Locate each line holding the string "this" and copy it.

• Supplied entries:
════════════════════
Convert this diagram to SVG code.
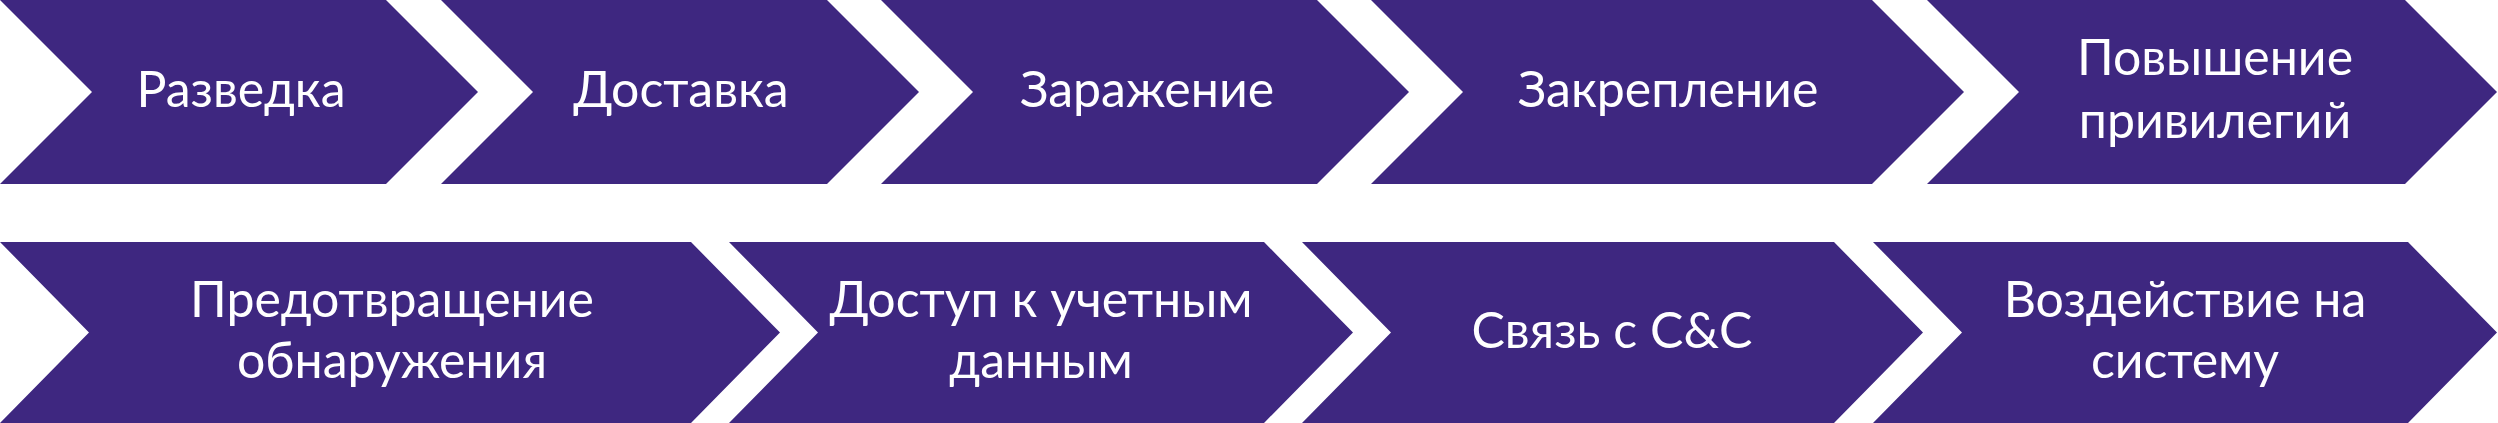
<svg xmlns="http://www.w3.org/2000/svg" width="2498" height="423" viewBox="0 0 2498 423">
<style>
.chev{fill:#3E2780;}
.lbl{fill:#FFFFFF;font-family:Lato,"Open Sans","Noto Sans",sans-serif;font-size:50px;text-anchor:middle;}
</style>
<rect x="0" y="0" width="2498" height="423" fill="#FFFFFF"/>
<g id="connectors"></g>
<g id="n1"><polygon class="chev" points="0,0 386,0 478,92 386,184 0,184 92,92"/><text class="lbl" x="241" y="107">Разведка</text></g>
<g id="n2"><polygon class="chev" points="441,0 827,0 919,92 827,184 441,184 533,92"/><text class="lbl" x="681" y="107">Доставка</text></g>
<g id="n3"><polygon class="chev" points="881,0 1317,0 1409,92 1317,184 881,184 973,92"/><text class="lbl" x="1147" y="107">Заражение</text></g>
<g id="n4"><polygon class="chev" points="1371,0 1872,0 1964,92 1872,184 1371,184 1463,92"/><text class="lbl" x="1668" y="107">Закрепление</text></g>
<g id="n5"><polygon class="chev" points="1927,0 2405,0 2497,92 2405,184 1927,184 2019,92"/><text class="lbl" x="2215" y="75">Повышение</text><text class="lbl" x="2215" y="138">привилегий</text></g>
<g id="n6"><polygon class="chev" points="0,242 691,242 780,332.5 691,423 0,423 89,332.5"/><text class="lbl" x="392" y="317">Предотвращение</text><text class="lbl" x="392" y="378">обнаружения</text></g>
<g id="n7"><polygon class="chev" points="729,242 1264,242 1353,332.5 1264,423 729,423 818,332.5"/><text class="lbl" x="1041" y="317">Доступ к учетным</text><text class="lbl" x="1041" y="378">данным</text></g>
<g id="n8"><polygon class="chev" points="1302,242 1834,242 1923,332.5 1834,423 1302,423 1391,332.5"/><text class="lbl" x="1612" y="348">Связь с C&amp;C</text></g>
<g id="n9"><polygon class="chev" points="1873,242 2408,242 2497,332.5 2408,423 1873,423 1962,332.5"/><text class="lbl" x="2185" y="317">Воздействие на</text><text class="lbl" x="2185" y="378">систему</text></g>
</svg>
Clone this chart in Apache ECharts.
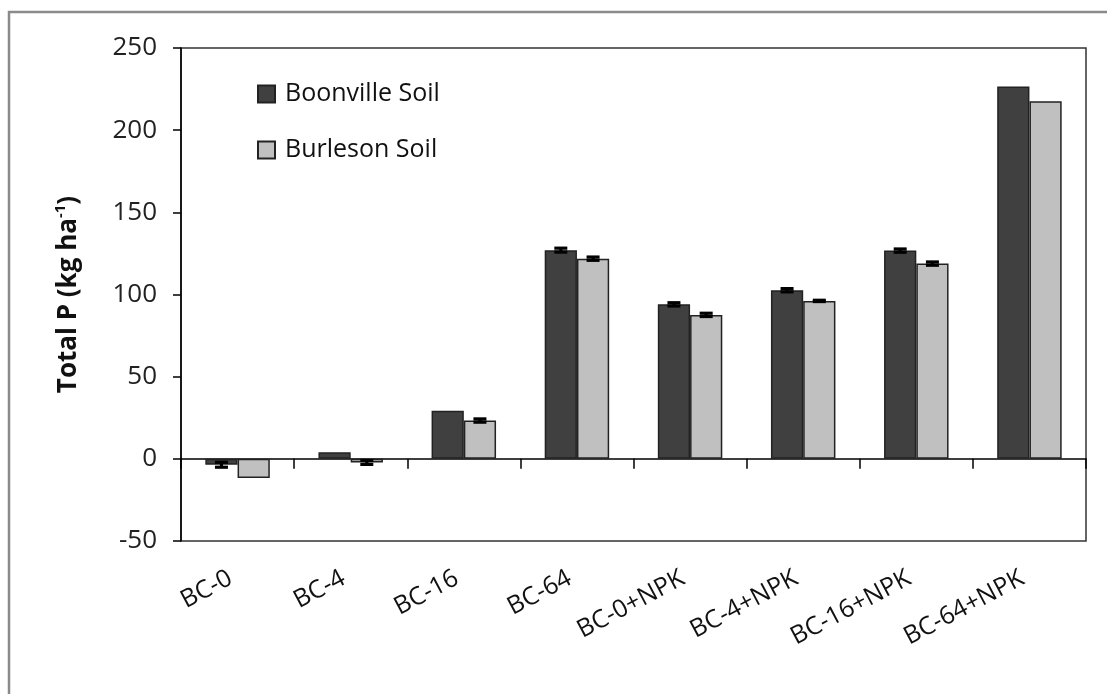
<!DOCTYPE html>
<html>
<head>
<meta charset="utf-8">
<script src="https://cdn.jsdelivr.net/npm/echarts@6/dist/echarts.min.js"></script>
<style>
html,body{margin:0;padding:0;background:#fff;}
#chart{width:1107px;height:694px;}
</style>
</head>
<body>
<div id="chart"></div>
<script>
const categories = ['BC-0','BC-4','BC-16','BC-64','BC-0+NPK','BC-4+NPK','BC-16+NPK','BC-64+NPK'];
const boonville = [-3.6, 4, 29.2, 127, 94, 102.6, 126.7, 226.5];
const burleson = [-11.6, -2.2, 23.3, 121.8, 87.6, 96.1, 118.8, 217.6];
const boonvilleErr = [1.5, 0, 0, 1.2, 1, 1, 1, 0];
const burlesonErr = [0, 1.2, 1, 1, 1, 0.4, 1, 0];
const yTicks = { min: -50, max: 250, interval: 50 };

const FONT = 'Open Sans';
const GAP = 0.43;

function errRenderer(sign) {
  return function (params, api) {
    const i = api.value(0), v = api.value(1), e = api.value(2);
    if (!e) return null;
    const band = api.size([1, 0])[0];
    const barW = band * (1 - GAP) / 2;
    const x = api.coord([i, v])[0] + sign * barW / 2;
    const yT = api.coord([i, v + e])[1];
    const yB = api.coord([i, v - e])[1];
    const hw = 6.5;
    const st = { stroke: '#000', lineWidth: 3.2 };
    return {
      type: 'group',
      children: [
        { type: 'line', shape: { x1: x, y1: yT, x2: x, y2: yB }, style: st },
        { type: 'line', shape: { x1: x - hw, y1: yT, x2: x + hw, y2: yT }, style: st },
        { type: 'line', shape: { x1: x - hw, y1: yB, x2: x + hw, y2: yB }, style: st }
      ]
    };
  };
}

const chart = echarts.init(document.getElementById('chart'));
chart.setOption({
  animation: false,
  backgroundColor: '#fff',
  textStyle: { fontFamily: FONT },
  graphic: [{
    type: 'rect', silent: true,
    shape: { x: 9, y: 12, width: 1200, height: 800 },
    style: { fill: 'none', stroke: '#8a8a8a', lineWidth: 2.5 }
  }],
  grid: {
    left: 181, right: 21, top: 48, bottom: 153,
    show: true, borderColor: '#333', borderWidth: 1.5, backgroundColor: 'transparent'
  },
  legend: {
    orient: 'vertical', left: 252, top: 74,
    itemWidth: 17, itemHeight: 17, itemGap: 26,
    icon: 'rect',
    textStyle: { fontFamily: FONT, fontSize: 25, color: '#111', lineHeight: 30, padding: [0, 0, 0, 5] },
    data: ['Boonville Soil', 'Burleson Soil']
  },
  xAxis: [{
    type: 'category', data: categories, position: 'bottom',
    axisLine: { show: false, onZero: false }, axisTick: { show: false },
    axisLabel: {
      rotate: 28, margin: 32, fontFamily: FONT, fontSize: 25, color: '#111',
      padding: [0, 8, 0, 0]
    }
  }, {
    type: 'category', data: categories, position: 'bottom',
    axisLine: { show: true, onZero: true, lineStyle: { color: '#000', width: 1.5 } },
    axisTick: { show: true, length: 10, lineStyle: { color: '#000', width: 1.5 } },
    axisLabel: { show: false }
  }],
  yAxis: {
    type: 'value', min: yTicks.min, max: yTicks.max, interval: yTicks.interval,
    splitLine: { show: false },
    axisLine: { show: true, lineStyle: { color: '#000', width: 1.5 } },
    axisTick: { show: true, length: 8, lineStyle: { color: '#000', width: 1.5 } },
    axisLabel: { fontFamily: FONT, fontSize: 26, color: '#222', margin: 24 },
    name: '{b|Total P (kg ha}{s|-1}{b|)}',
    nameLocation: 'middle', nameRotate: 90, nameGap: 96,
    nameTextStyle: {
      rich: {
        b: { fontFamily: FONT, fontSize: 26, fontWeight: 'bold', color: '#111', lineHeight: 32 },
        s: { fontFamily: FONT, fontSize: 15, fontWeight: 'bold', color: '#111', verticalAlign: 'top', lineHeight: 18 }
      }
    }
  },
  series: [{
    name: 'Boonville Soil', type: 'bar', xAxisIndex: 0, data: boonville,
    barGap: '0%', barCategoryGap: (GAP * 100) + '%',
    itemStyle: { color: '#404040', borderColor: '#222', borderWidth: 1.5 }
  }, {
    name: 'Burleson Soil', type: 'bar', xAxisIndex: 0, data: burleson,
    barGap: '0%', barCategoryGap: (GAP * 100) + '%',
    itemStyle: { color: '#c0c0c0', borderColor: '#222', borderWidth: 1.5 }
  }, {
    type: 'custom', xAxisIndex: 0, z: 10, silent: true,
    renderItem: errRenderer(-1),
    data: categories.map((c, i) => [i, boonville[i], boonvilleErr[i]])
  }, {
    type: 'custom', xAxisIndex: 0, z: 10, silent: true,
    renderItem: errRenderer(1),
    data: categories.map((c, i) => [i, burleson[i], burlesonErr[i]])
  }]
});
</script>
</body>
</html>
════════════════════
• Finished task:
Convert this diagram to SVG code.
Clone this chart in Apache ECharts.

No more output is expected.